[Task] Your job is to return the lines between the line holding "Write the Plotly code for this chart." and the line holding "fig = go.Figure()", inclusive, exactly and with no pictures.

------------------------------------------------

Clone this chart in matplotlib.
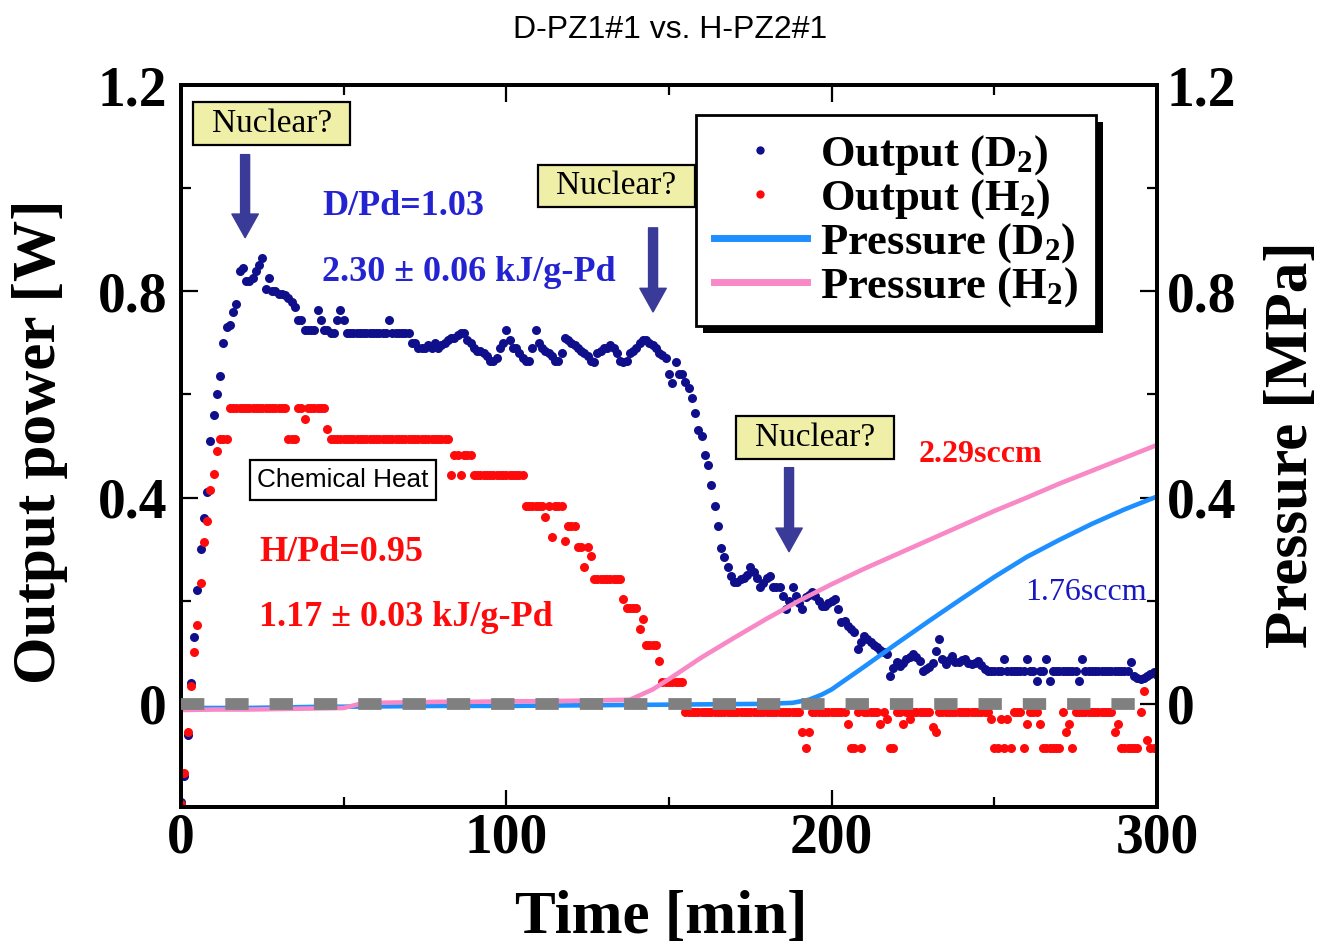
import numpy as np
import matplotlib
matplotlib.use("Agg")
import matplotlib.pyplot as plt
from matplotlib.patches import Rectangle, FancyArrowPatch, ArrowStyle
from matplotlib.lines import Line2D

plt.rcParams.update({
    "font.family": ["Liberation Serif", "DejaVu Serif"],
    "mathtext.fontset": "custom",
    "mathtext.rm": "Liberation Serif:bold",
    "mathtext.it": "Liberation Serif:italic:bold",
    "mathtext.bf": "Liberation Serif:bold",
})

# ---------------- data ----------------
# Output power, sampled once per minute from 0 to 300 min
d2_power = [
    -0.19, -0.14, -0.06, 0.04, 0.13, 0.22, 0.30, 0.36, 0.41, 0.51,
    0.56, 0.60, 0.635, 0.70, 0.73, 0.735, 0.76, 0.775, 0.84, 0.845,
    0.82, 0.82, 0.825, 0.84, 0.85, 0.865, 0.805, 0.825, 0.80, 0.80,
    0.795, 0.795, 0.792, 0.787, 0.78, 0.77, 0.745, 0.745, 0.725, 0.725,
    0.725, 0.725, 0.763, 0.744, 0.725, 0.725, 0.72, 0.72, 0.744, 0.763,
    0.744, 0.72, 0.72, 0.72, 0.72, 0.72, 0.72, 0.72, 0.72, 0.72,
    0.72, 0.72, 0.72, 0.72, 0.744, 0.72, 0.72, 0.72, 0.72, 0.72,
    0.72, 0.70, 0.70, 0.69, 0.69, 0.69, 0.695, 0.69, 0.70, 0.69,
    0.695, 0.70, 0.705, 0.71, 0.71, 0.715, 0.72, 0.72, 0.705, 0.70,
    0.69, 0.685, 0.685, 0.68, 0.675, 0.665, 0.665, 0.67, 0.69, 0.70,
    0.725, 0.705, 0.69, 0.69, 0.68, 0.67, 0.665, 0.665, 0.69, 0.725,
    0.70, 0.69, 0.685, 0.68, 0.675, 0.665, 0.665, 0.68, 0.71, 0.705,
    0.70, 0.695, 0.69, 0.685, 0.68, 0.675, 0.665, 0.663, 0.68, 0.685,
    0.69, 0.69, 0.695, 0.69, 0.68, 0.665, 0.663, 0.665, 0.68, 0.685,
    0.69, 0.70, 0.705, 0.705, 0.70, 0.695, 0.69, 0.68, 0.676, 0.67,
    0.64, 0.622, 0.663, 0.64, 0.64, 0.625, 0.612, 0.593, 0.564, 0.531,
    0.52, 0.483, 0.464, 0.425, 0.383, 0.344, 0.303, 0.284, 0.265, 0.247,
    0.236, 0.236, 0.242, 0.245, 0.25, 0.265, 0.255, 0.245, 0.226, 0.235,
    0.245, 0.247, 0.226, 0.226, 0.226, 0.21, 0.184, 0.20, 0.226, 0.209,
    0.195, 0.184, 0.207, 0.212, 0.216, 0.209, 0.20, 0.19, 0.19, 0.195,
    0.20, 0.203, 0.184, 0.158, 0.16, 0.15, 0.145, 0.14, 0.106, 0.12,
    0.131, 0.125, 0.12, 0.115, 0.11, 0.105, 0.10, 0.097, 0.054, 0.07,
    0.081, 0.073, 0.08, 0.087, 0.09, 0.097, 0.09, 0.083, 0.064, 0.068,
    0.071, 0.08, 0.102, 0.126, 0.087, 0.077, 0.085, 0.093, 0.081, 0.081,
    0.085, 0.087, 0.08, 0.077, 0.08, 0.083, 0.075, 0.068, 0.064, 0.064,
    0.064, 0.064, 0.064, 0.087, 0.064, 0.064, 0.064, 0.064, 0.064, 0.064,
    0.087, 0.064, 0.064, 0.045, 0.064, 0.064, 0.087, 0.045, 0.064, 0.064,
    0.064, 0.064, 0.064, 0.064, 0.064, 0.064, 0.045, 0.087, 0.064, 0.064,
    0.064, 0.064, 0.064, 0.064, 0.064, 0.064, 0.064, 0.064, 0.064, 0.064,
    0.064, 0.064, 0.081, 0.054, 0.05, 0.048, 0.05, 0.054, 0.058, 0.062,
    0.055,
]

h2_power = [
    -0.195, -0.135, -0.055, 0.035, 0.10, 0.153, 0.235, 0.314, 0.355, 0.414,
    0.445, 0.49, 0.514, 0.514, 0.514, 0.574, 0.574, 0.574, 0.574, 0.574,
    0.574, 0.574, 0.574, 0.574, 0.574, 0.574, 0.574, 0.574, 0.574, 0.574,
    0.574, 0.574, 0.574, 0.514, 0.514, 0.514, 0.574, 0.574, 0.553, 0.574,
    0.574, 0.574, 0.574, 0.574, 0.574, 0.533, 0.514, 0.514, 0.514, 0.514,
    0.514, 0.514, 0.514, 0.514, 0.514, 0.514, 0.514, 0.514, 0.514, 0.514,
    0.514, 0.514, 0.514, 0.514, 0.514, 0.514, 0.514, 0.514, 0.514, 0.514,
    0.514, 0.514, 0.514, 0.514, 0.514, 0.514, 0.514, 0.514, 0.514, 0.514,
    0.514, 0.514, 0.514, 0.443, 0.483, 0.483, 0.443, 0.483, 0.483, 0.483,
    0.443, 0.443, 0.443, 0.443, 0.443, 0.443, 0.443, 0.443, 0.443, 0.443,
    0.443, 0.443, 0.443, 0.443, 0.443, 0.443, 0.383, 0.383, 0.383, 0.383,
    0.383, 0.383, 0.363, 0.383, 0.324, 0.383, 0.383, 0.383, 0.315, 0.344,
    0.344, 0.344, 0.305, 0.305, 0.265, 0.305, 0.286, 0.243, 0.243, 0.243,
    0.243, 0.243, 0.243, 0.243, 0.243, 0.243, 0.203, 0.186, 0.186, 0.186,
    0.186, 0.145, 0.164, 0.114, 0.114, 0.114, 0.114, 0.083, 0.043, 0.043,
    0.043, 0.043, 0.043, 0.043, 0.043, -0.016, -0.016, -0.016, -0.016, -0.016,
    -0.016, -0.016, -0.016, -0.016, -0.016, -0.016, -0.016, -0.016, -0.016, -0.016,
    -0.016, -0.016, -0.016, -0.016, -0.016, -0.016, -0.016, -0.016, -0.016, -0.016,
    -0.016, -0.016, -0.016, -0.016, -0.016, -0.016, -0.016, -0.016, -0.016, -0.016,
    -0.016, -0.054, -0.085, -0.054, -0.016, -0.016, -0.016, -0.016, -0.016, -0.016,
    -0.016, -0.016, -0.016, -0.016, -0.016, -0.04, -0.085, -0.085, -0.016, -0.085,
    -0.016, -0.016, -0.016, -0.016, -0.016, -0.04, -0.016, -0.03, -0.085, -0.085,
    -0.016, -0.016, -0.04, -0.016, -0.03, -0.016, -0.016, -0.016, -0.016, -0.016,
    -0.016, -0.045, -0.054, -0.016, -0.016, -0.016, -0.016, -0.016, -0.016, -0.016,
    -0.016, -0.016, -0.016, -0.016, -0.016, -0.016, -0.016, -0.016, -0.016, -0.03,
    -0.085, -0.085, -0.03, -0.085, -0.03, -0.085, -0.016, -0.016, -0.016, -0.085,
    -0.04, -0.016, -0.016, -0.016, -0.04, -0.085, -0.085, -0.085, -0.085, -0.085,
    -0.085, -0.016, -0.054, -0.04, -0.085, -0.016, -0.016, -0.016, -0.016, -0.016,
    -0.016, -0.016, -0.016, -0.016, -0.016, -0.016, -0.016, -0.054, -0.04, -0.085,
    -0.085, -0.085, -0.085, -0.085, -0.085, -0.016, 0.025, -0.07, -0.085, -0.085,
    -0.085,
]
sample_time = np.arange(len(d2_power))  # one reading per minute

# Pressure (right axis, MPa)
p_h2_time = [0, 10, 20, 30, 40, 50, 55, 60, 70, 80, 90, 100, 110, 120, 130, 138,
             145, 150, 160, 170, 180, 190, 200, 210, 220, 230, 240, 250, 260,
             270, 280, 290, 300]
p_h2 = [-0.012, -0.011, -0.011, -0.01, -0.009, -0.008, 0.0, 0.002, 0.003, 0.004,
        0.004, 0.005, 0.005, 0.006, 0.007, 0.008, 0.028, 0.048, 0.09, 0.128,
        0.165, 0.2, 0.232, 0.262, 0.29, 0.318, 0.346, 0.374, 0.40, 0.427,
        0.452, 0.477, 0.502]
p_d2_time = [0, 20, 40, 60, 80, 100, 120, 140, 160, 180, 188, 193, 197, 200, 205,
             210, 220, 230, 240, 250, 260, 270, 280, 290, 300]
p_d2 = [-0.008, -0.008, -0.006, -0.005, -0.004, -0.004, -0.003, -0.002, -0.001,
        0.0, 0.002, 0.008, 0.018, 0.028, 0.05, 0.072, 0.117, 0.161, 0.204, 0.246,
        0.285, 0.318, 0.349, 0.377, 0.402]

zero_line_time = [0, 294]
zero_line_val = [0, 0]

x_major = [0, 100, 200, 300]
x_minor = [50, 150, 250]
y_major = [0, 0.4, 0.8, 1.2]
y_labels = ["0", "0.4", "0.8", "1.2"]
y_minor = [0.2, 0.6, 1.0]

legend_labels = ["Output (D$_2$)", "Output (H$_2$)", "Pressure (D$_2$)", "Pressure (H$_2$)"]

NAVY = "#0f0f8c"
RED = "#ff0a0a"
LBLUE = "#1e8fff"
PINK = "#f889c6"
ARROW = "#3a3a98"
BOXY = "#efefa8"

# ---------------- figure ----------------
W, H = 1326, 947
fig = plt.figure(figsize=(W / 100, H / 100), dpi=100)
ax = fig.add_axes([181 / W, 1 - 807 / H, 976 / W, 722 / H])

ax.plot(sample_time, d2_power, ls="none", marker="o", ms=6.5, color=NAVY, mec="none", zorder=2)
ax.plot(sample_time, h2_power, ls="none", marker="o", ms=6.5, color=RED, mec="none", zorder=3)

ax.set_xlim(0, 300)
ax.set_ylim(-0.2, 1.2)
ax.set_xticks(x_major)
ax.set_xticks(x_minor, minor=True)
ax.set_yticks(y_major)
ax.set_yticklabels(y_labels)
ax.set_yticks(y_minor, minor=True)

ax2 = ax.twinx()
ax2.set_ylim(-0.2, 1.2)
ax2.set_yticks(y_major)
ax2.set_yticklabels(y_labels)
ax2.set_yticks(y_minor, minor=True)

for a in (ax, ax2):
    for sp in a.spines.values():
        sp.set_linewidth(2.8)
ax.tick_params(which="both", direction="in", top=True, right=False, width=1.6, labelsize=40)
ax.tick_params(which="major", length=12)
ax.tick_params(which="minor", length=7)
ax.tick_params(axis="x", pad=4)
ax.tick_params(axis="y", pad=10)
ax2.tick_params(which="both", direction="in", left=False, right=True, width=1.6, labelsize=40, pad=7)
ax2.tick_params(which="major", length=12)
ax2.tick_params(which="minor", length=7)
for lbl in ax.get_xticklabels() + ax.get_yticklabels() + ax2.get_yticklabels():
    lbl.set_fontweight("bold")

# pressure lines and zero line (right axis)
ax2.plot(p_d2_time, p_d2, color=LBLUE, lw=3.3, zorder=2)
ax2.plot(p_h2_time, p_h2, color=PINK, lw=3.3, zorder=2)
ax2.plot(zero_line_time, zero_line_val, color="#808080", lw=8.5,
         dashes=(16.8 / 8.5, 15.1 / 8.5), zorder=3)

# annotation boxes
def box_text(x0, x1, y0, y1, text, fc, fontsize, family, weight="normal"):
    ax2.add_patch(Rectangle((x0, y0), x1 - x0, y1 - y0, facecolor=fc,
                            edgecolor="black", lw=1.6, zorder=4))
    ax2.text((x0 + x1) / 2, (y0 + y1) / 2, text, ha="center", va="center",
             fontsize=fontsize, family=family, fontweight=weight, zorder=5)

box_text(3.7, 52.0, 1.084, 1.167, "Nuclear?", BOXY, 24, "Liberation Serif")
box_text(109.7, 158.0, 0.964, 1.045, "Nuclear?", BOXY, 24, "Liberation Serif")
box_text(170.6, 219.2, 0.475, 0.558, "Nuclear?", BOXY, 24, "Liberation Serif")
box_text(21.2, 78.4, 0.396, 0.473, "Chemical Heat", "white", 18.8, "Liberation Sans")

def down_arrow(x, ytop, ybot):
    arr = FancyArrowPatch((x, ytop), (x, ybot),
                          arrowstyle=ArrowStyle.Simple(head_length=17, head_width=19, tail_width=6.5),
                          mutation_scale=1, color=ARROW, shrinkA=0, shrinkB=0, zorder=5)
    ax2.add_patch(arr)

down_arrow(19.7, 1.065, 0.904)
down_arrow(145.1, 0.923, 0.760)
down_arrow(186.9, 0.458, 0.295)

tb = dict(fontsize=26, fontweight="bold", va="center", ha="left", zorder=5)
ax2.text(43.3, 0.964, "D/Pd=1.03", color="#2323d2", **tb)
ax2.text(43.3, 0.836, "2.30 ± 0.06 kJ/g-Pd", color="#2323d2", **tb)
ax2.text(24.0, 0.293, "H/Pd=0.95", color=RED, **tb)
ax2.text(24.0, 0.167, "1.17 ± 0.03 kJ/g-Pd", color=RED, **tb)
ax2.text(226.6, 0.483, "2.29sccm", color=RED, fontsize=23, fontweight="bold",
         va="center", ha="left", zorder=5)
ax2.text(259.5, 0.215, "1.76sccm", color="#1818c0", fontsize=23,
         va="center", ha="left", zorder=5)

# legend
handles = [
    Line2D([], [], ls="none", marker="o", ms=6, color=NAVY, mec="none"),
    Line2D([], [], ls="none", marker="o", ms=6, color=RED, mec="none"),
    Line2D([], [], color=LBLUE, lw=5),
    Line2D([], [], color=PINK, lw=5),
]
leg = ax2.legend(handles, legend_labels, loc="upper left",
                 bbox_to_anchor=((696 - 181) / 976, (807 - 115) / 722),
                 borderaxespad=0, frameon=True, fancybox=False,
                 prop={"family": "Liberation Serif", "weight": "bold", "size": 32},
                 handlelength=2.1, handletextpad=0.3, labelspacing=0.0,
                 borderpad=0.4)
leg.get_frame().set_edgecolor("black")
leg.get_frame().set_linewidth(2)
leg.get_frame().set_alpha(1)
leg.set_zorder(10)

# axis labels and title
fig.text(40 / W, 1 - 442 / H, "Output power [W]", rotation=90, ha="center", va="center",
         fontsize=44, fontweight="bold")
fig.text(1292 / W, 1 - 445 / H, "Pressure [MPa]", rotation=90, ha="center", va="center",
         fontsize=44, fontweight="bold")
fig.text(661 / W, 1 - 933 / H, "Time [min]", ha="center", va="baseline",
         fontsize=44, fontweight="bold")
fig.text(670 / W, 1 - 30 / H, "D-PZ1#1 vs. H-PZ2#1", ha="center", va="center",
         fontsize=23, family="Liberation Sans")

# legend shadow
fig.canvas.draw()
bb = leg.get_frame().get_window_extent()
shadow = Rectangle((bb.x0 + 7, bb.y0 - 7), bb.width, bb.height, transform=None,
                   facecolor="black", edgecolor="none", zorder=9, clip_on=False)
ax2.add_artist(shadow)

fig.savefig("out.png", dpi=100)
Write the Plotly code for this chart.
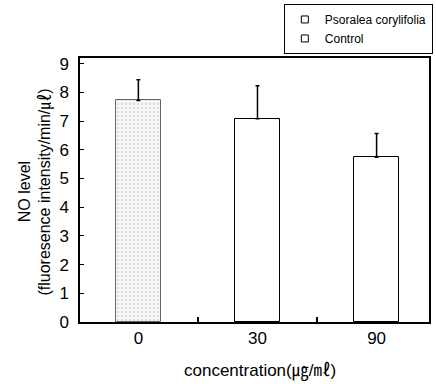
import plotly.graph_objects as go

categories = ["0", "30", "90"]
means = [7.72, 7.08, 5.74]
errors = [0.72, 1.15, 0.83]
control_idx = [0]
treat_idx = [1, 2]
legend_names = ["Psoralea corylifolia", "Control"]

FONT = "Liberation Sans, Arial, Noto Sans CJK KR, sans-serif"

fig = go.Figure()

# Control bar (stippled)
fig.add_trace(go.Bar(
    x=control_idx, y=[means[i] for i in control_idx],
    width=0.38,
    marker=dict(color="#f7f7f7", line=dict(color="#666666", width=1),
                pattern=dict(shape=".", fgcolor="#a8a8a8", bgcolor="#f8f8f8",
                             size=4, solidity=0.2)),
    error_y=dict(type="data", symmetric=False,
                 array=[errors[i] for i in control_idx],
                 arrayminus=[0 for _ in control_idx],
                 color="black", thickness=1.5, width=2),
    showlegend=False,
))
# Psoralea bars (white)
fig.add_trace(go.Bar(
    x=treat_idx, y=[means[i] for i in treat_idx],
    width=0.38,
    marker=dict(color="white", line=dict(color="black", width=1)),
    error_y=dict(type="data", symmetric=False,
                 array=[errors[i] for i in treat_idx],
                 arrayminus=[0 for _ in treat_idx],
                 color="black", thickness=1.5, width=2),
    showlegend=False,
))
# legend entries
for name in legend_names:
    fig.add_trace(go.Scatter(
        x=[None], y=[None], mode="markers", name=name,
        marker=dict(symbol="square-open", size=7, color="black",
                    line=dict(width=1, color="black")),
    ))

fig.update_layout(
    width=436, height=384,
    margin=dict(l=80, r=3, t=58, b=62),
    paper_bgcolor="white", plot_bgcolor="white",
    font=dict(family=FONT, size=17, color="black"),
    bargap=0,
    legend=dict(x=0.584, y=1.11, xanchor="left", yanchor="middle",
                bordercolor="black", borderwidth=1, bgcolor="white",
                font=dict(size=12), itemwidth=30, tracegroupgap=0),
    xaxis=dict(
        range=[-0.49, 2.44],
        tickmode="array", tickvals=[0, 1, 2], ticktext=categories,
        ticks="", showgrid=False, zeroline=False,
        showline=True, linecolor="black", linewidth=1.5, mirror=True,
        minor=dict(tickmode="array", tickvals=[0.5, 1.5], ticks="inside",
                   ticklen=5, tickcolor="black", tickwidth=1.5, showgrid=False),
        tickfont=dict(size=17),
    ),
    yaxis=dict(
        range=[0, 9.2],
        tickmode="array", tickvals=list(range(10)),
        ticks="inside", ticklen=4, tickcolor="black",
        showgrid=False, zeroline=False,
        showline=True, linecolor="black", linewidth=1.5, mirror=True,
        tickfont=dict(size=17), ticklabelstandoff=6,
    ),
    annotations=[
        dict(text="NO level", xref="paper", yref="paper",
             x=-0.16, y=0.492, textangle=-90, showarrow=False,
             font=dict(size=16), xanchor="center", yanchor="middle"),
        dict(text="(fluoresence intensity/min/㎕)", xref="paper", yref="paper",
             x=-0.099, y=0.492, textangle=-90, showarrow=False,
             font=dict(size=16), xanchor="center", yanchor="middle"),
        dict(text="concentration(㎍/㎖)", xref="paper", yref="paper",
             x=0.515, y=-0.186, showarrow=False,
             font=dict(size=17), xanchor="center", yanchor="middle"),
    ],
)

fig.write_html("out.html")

------------------------------------------------

[The answer]
Write the Plotly code for this chart.
import plotly.graph_objects as go

categories = ["0", "30", "90"]
means = [7.72, 7.08, 5.74]
errors = [0.72, 1.15, 0.83]
control_idx = [0]
treat_idx = [1, 2]
legend_names = ["Psoralea corylifolia", "Control"]

FONT = "Liberation Sans, Arial, Noto Sans CJK KR, sans-serif"

fig = go.Figure()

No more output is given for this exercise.